Inverse design enables large-scale high-performance meta-optics reshaping virtual reality
Zhaoyi Li, Rapha\"el Pestourie, Joon-Suh Park, Yao-Wei Huang, Steven, G. Johnson, Federico Capasso

TL;DR
This paper introduces a scalable inverse design framework for large-scale, high-performance 3D meta-optics, enabling practical fabrication and application in virtual reality devices with improved optical functionalities.
Contribution
The authors develop a general inverse design method for large-scale 3D meta-optics that reduces computational costs and incorporates fabrication constraints, demonstrated with visible aberration-corrected metalenses.
Findings
Successfully designed large-scale visible metalenses with high numerical aperture.
Achieved poly-chromatic focusing and centimeter-scale device size.

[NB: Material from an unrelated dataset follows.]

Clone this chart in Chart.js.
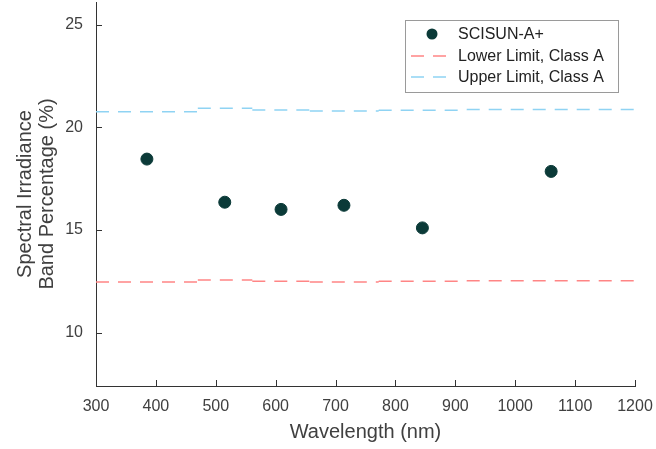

Demonstrated potential for virtual reality applications with a meta-eyepiece.
Abstract
Meta-optics has achieved major breakthroughs in the past decade; however, conventional forward design faces challenges as functionality complexity and device size scale up. Inverse design aims at optimizing meta-optics design but has been currently limited by expensive brute-force numerical solvers to small devices, which are also difficult to realize experimentally. Here, we present a general inverse design framework for aperiodic large-scale complex meta-optics in three dimensions, which alleviates computational cost for both simulation and optimization via a fast-approximate solver and an adjoint method, respectively. Our framework naturally accounts for fabrication constraints via a surrogate model. In experiments, we demonstrate, for the first time, aberration-corrected metalenses working in the visible with high numerical aperture, poly-chromatic focusing, and large diameter up to…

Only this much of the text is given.